By Lagrange’s method the auxiliary equations of the given differential equation are as following:

$\frac{𝑑𝑥}{𝑥−𝑦}=\frac{𝑑𝑦}{𝑦−𝑥−𝑧}=\frac{𝑑𝑧}{𝑧}$

$\implies \frac{𝑑𝑥}{𝑥−𝑦}=\frac{𝑑𝑦}{𝑦−𝑥−𝑧}=\frac{𝑑𝑧}{𝑧} = \frac{dx+dy+dz}{0} \\ \implies dx+dy+dz =0 \implies x+y+z = c_1$

Hence from the first fraction, we have $\frac{𝑑𝑥}{𝑥−𝑦}=\frac{𝑑𝑦}{𝑦−𝑥−𝑧}$

$\implies \frac{𝑑𝑦}{𝑦−c_1+y}=\frac{𝑑z}{z}$

Now, by integrating on both sides we get $(1/2)\log(2y-c_1) =\log(z)+\log(\sqrt{c_2}) \implies c_2 = \frac{y-x-z}{z^2}$ .

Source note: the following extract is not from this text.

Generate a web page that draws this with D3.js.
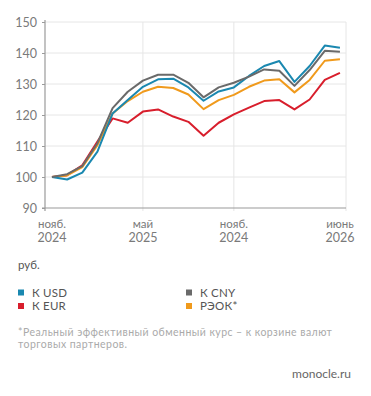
<!DOCTYPE html>
<html>
<head>
<meta charset="utf-8">
<script src="https://cdn.jsdelivr.net/npm/d3@7"></script>
<style>
  body { margin: 0; background: #fff; }
  text { font-family: Lato, "Open Sans", sans-serif; }
</style>
</head>
<body>
<div id="chart"></div>
<script>
// monthly index, Nov 2024 = 100
var months = d3.range(20);
var usd = [100, 99.2, 101.4, 108.2, 120.5, 124.8, 129.1, 131.5, 131.7, 128.9, 124.6, 127.6, 128.9, 132.6, 135.8, 137.4, 130.7, 135.8, 142.4, 141.7];
var eur = [100, 100.6, 103.8, 111.4, 118.9, 117.5, 121.1, 121.8, 119.5, 117.8, 113.3, 117.5, 120.2, 122.4, 124.5, 124.8, 121.8, 125.0, 131.3, 133.6];
var cny = [100, 100.9, 103.5, 110.9, 122.2, 127.5, 131.1, 133.0, 133.0, 130.4, 125.7, 128.9, 130.4, 132.4, 134.7, 134.3, 129.4, 134.5, 140.7, 140.4];
var reer = [100, 100.5, 103.2, 110.3, 120.5, 124.5, 127.5, 129.1, 128.7, 126.6, 121.9, 124.8, 126.5, 129.1, 131.1, 131.5, 127.3, 131.3, 137.5, 138.0];

var xTicks = [0, 6, 12, 19];
var xTickLabels = [["нояб.", "2024"], ["май", "2025"], ["нояб.", "2024"], ["июнь", "2026"]];
var yTicks = [90, 100, 110, 120, 130, 140, 150];

var seriesNames = ["К USD", "К EUR", "К CNY", "РЭОК*"];
var seriesData = [usd, eur, cny, reer];
var colors = ["#1a88b0", "#d81e2c", "#6a6a6a", "#f09a1c"];

var width = 371, height = 396;
var svg = d3.select("#chart").append("svg")
  .attr("width", width)
  .attr("height", height);

var x = d3.scaleLinear().domain([-0.46, 19.4]).range([45, 346]);
var y = d3.scaleLinear().domain([90, 150]).range([208, 22]);

// horizontal grid
svg.append("g").selectAll("line")
  .data(yTicks.slice(1))
  .enter().append("line")
  .attr("x1", 45).attr("x2", 346)
  .attr("y1", function(d) { return y(d); })
  .attr("y2", function(d) { return y(d); })
  .attr("stroke", "#e6e6e6")
  .attr("stroke-width", 1);

// vertical grid
svg.append("g").selectAll("line")
  .data([6, 12])
  .enter().append("line")
  .attr("x1", function(d) { return x(d); })
  .attr("x2", function(d) { return x(d); })
  .attr("y1", 22).attr("y2", 211)
  .attr("stroke", "#e6e6e6");
svg.append("line")
  .attr("x1", 346).attr("x2", 346).attr("y1", 22).attr("y2", 211)
  .attr("stroke", "#e6e6e6");

// axes lines
svg.append("line")
  .attr("x1", 45).attr("x2", 45).attr("y1", 20).attr("y2", 211)
  .attr("stroke", "#9a9a9a").attr("stroke-width", 1.2);
svg.append("line")
  .attr("x1", 42).attr("x2", 346).attr("y1", y(90)).attr("y2", y(90))
  .attr("stroke", "#9a9a9a").attr("stroke-width", 1.2);

// y tick marks and labels
var yAxis = d3.axisLeft(y).tickValues(yTicks).tickSize(3).tickSizeOuter(0);
var gy = svg.append("g").attr("transform", "translate(45,0)").call(yAxis);
gy.select(".domain").remove();
gy.selectAll("line").attr("stroke", "#9a9a9a");
gy.selectAll("text")
  .attr("x", -8)
  .attr("fill", "#7a7a7a")
  .style("font-size", "12.5px")
  .style("font-family", "Lato, sans-serif");

// x labels
var xl = svg.append("g").selectAll("text")
  .data(xTicks)
  .enter().append("text")
  .attr("x", function(d) { return x(d); })
  .attr("text-anchor", "middle")
  .attr("fill", "#7a7a7a")
  .style("font-size", "11.5px");
xl.append("tspan")
  .attr("x", function(d) { return x(d); })
  .attr("y", 228)
  .text(function(d, i) { return xTickLabels[i][0]; });
xl.append("tspan")
  .attr("x", function(d) { return x(d); })
  .attr("y", 242)
  .style("font-size", "12.5px")
  .text(function(d, i) { return xTickLabels[i][1]; });

// lines (draw in order: EUR, REER, USD, CNY)
var line = d3.line()
  .x(function(d, i) { return x(months[i]); })
  .y(function(d) { return y(d); });

[1, 3, 0, 2].forEach(function(k) {
  svg.append("path")
    .datum(seriesData[k])
    .attr("d", line)
    .attr("fill", "none")
    .attr("stroke", colors[k])
    .attr("stroke-width", 2)
    .attr("stroke-linejoin", "round");
});

// unit
svg.append("text")
  .attr("x", 18).attr("y", 269)
  .attr("fill", "#555")
  .style("font-size", "11.5px")
  .text("руб.");

// legend
var legendPos = [[18, 292.5], [18, 306], [186, 292.5], [186, 306]];
seriesNames.forEach(function(name, i) {
  var p = legendPos[i];
  svg.append("rect")
    .attr("x", p[0]).attr("y", p[1] - 3)
    .attr("width", 6).attr("height", 6)
    .attr("fill", colors[i]);
  svg.append("text")
    .attr("x", p[0] + 14).attr("y", p[1] + 4)
    .attr("fill", "#555")
    .style("font-size", "11.5px")
    .style("letter-spacing", "0.2px")
    .text(name);
});

// footnote
svg.append("text")
  .attr("x", 18).attr("y", 336)
  .attr("fill", "#aaaaaa")
  .style("font-size", "10.5px")
  .style("letter-spacing", "0.45px")
  .text("*Реальный эффективный обменный курс – к корзине валют");
svg.append("text")
  .attr("x", 18).attr("y", 348)
  .attr("fill", "#aaaaaa")
  .style("font-size", "10.5px")
  .style("letter-spacing", "0.45px")
  .text("торговых партнеров.");

svg.append("text")
  .attr("x", 351).attr("y", 378)
  .attr("text-anchor", "end")
  .attr("fill", "#666")
  .style("font-size", "12px")
  .text("monocle.ru");
</script>
</body>
</html>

Since $x+y+z=c_1$ and $\frac{y-x-z}{z^2}=c_2$ are independent solutions of the given differential equation, so a solution of the given differential equation is

$c_2= f(c_1) \implies \frac{y-x-z}{z^2} = f(x+y+z)$ ________(1)

On $x^2+y^2 = 1, z=1$ , so put $x= \cos{(t)}, y = \sin{(t)}$ and put in solution, we get

$\sin{(t)}-\cos{(t)}=f(\cos{(t)}+\sin{(t)})$ ________(2)

So, the solution of the given differential equation is given by (1), where the function is given by (2).